Opening a PR against a real repo is exactly the kind of consequential, hard-to-undo action Module 7's HITL pattern exists for. The gate shows the approver the diff, test results, and cost so they can decide in seconds; nothing hits GitHub without an explicit yes; the decision is logged; a timeout defaults to reject. This is also your defense if a malicious issue tries to inject instructions — a human sees the diff before anything ships.

producing the PR behind an HITL gate (PyGithub)

from github import Github        # PyGithub
import os

def open_pr_if_approved(repo_full: str, branch: str, base: str,
                        title: str, body: str, diff: str,
                        cost_usd: float) -> str:
    # 1) Surface everything the human needs to approve in seconds.
    print("=== PROPOSED PR ===")
    print(title)
    print(body)
    print(f"cost to produce: $" + f"{cost_usd:.3f}")
    print(diff[:4000])            # trimmed diff preview
    decision = input("open this draft PR? [y/N] ").strip().lower()

    audit({"event": "pr_decision", "repo": repo_full, "branch": branch,
           "approved": decision == "y", "cost_usd": cost_usd})
    if decision != "y":
        return "rejected by human — nothing pushed"

    # 2) Only on explicit yes do we touch GitHub, and only as a DRAFT.
    gh = Github(os.environ["GITHUB_TOKEN"])
    repo = gh.get_repo(repo_full)
    pr = repo.create_pull(title=title, body=body, head=branch,
                          base=base, draft=True)
    audit({"event": "pr_opened", "url": pr.html_url})
    return pr.html_url

The gate is the whole point: the human sees title, body, cost, and a trimmed diff, and only an explicit 'y' reaches create_pull — opened as a draft.
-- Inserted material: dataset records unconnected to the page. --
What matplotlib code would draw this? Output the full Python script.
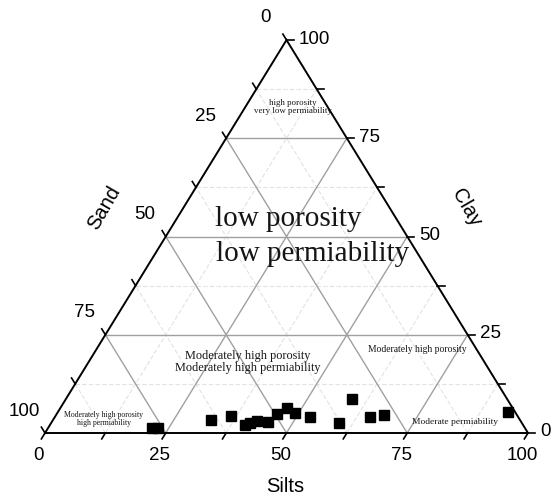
import matplotlib
matplotlib.use('Agg')
import matplotlib.pyplot as plt
import matplotlib.transforms as mtrans
import numpy as np

# sample compositions (percent)
silts = [21.5, 22.8, 32.7, 36.3, 40.4, 41.2, 42.4, 44.8, 45.6, 46.9, 49.2,
         52.8, 59.6, 59.2, 65.2, 67.9, 93.2]
clay = [1.3, 1.3, 3.3, 4.3, 2.0, 2.5, 3.0, 2.8, 4.8, 6.4, 5.1,
        4.1, 2.5, 8.7, 4.1, 4.6, 5.3]

major = [25, 50, 75]
minor = [12.5, 37.5, 62.5, 87.5]
tick_vals = [0, 12.5, 25, 37.5, 50, 62.5, 75, 87.5, 100]
label_vals = [0, 25, 50, 75, 100]

def xy(s, c):
    s = np.asarray(s, float)
    c = np.asarray(c, float)
    return s + c / 2.0, c

fig = plt.figure(figsize=(5.52, 4.99), dpi=100)
ax = fig.add_axes([45 / 552, 66 / 499, 483 / 552, 393 / 499])
ax.set_xlim(0, 100)
ax.set_ylim(0, 100)
ax.axis('off')

def off(dx, dy):
    return mtrans.offset_copy(ax.transData, fig=fig, x=dx, y=dy, units='dots')

# grid lines
def gridline(v, **kw):
    # constant clay
    ax.plot([v / 2, 100 - v / 2], [v, v], **kw)
    # constant silts (parallel to left edge)
    ax.plot([v, v + (100 - v) / 2], [0, 100 - v], **kw)
    # constant sand (parallel to right edge)
    ax.plot([100 - v, (100 - v) / 2], [0, 100 - v], **kw)

for v in minor:
    gridline(v, color='#e2e2e2', lw=0.8, ls=(0, (4, 2)), zorder=1)
for v in major:
    gridline(v, color='#a0a0a0', lw=1.0, zorder=1)

# triangle frame
ax.plot([0, 100, 50, 0], [0, 0, 100, 0], color='black', lw=1.4, zorder=3,
        clip_on=False, solid_joinstyle='miter')

# ticks
for v in tick_vals:
    # bottom (silts): down-left along left-edge direction
    x0, y0 = xy(v, 0)
    ax.plot([x0, x0 - 0.75], [y0, y0 - 1.5], color='black', lw=1.2,
            clip_on=False, zorder=3)
    # right (clay): horizontal to the right
    x0, y0 = xy(100 - v, v)
    ax.plot([x0, x0 + 1.5], [y0, y0], color='black', lw=1.2,
            clip_on=False, zorder=3)
    # left (sand): up-left along right-edge direction
    x0, y0 = xy(0, 100 - v)
    ax.plot([x0, x0 - 0.75], [y0, y0 + 1.5], color='black', lw=1.2,
            clip_on=False, zorder=3)

tick_font = dict(family='Liberation Sans', fontsize=13.5, color='black')
for v in label_vals:
    x0, y0 = xy(v, 0)
    ax.text(x0, y0, f'{v}', transform=off(-6, -22), ha='center', va='center',
            **tick_font)
    x0, y0 = xy(100 - v, v)
    ax.text(x0, y0, f'{v}', transform=off(12, 1), ha='left', va='center',
            **tick_font)
    x0, y0 = xy(0, 100 - v)
    ax.text(x0, y0, f'{v}', transform=off(-21, 22), ha='center', va='center',
            **tick_font)

title_font = dict(family='Liberation Sans', fontsize=14.5, color='black')
fig.text(285 / 552, 1 - 487 / 499, 'Silts', ha='center', va='center', **title_font)
fig.text(104 / 552, 1 - 208 / 499, 'Sand', ha='center', va='center',
         rotation=60, **title_font)
fig.text(466 / 552, 1 - 208 / 499, 'Clay', ha='center', va='center',
         rotation=-60, **title_font)

# data points
px, py = xy(silts, clay)
ax.plot(px, py, 's', color='black', ms=6.5, zorder=4, clip_on=False)

# region annotations
serif = dict(family='Liberation Serif', color='#151515')
def ftxt(x, y, s, size, **kw):
    fig.text(x / 552, 1 - y / 499, s, fontsize=size, ha='center', va='center',
             linespacing=1.1, **serif, **kw)

ftxt(293, 107, 'high porosity\nvery low permiability', 6.4)
ftxt(288, 219, 'low porosity', 21)
ftxt(313, 254, 'low permiability', 21)
ftxt(248, 362, 'Moderately high porosity\nModerately high permiability', 8.8)
ftxt(417, 349, 'Moderately high porosity', 6.9)
ftxt(104, 419, 'Moderately high porosity\nhigh permiability', 5.6)
ftxt(455, 422, 'Moderate permiability', 6.8)

fig.savefig('out.png', dpi=100, facecolor='white')
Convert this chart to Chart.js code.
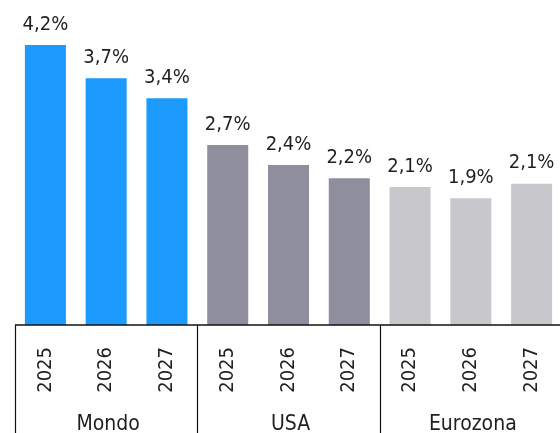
<!DOCTYPE html>
<html>
<head>
<meta charset="utf-8">
<script src="https://cdn.jsdelivr.net/npm/chart.js@4"></script>
<style>
  html, body { margin: 0; padding: 0; background: #fff; overflow: hidden; }
  #chart { display: block; }
</style>
</head>
<body>
<canvas id="chart" width="562" height="433"></canvas>
<script>
// ==================================
// Data
// ==================================
const years = ["2025", "2026", "2027", "2025", "2026", "2027", "2025", "2026", "2027"];
const groups = ["Mondo", "USA", "Eurozona"];
const groupSize = 3;
const growth = [4.2, 3.7, 3.4, 2.7, 2.4, 2.2, 2.07, 1.9, 2.12];

const groupColors = ["#1c9bfd", "#8f8e9d", "#c8c7cc"];
const FONT = "'DejaVu Sans Condensed', 'DejaVu Sans', sans-serif";
const TEXT = "#1f1f1f";

// ==================================
// Labels + group axis drawn on top
// ==================================
const decorations = {
  id: "decorations",
  afterDatasetsDraw(chart) {
    const { ctx, chartArea } = chart;
    const xs = chart.scales.x;
    const meta = chart.getDatasetMeta(0);

    ctx.save();
    ctx.font = "20px " + FONT;
    ctx.fillStyle = TEXT;
    ctx.textAlign = "center";
    ctx.textBaseline = "alphabetic";

    // value labels above each bar
    meta.data.forEach((bar, i) => {
      const txt = growth[i].toFixed(1).replace(".", ",") + "%";
      ctx.fillText(txt, bar.x, bar.y - 15.5);
    });

    // baseline
    ctx.strokeStyle = "#111";
    ctx.lineWidth = 1.5;
    ctx.beginPath();
    ctx.moveTo(chartArea.left, chartArea.bottom);
    ctx.lineTo(chart.width, chartArea.bottom);
    ctx.stroke();

    // group separators + names
    ctx.font = "21px " + FONT;
    const step = xs.getPixelForValue(1) - xs.getPixelForValue(0);
    ctx.lineWidth = 1.2;
    groups.forEach((name, g) => {
      const first = xs.getPixelForValue(g * groupSize);
      const last = xs.getPixelForValue(g * groupSize + groupSize - 1);
      const edge = first - step / 2;
      ctx.beginPath();
      ctx.moveTo(Math.round(edge) + 0.5, chartArea.bottom);
      ctx.lineTo(Math.round(edge) + 0.5, chart.height);
      ctx.stroke();
      ctx.fillText(name, (first + last) / 2 + 2, chartArea.bottom + 105);
    });

    ctx.restore();
  },
};

new Chart(document.getElementById("chart"), {
  type: "bar",
  data: {
    labels: years,
    datasets: [
      {
        data: growth,
        backgroundColor: growth.map((_, i) => groupColors[Math.floor(i / groupSize)]),
        borderWidth: 0,
        categoryPercentage: 1,
        barPercentage: 0.675,
      },
    ],
  },
  options: {
    responsive: false,
    animation: false,
    layout: { padding: { left: 15, right: 0, top: 0, bottom: 0 } },
    plugins: {
      legend: { display: false },
      tooltip: { enabled: false },
    },
    scales: {
      x: {
        grid: { display: false, drawTicks: false },
        border: { display: false },
        ticks: {
          autoSkip: false,
          minRotation: 90,
          maxRotation: 90,
          padding: 22,
          color: TEXT,
          font: { family: FONT, size: 20 },
        },
        afterFit(scale) {
          scale.height = 108;
          scale.paddingLeft = 0;
          scale.paddingRight = 0;
        },
      },
      y: {
        display: false,
        min: 0,
        max: 4.875,
      },
    },
  },
  plugins: [decorations],
});
</script>
</body>
</html>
Every path writes to the audit log, so there's a durable record of what the agent proposed and what a human decided. In a team setting the input() becomes a web approval UI, but the contract is identical: propose with full context, execute only on approval.

Evaluating a coding agent

Now the honest question: how often does it actually work? You assemble your own small SWE-bench-style eval set — real issues from small OSS repos plus bugs you seed yourself (introduce a bug, write the issue, keep the known-good fix). The README target is ≥10 issues. For each, you know ground truth, so you can score automatically: does the agent's fix make the reproducing test pass without breaking existing tests? Report success rate, and don't stop there.

Run the agent across your issue set, score each (success / partial / failure), aggregate rate, cost, and time.

The partial-success taxonomy

Binary pass/fail hides everything interesting. Coding agents fail in structured ways, and naming those categories is what turns raw numbers into insight — and into interview vocabulary. Track where each run landed:

Outcome	Meaning	What it tells you
Full success	Reproducing test passes, existing tests pass	The happy path
Wrong location	Edited the wrong file/function; never touched the bug	Exploration/retrieval is weak
Fix without test	Bug fixed but no reproducing test written	Repair loop isn't enforcing red-first
Regression introduced	New test passes but broke existing ones	Fix too broad; needs tighter, more localized edits
Exhausted retries	Hit the retry cap still failing	Issue beyond current scope — good limitations-doc material

scoring the eval set with a partial-success taxonomy

from dataclasses import dataclass, field

@dataclass
class IssueResult:
    issue_id: str
    outcome: str          # one of the taxonomy categories
    cost_usd: float
    seconds: float

def score_issue(run) -> str:
    if run.status == "exhausted":
        return "exhausted_retries"
    before, after = run.tests_before, run.tests_after
    if not run.wrote_reproducing_test:
        return "fix_without_test"
    if after.existing_failed:                 # broke something that passed
        return "regression_introduced"
    if not after.repro_test_passed:
        return "wrong_location"               # never actually fixed it
    return "full_success"

def report(results: list[IssueResult]) -> dict:
    n = len(results)
    from statistics import median
    succ = sum(r.outcome == "full_success" for r in results)
    by_outcome: dict[str, int] = {}
    for r in results:
        by_outcome[r.outcome] = by_outcome.get(r.outcome, 0) + 1
    return {
        "n_issues": n,
        "success_rate": round(succ / n, 3),
        "taxonomy": by_outcome,
        "median_cost_usd": round(median(r.cost_usd for r in results), 3),
        "median_seconds": round(median(r.seconds for r in results), 1),
    }

The scoring function encodes the taxonomy as a decision tree over ground truth you control: did it run out of retries, skip the reproducing test, break existing tests, or fail to fix the target? Reporting the outcome histogram alongside the headline success rate is what a senior reviewer wants — it shows you know how your agent fails, not just how often. Median cost and time per issue are the operational numbers every hiring conversation asks for.

✦ Cost analysis that reads as senior

Report median (and worst-case) cost per issue and per outcome — successes are often cheaper than exhausted runs that retried five times. Break cost down by stage (exploration vs. repair) using your traces from Module 7; usually exploration or a runaway repair loop dominates. 'Median $X per successful fix, exhausted runs cost ~3x' is a sentence that lands in an interview.

Key takeaways

▸Green tests earn a PR proposal, not a merge; open a draft with a reviewer-ready description linking the issue.
▸Opening a PR is an irreversible action — gate it with HITL showing diff, test results, and cost; log the decision; fail closed on timeout.
▸Build your own small SWE-bench-style set (≥10 issues, real + seeded) with known ground truth to score automatically.
▸Report success rate AND a partial-success taxonomy (wrong location, fix-without-test, regression, exhausted).
▸Report median/worst cost and time per issue, broken down by stage using your traces.
▸Naming failure categories turns numbers into insight and into interview vocabulary.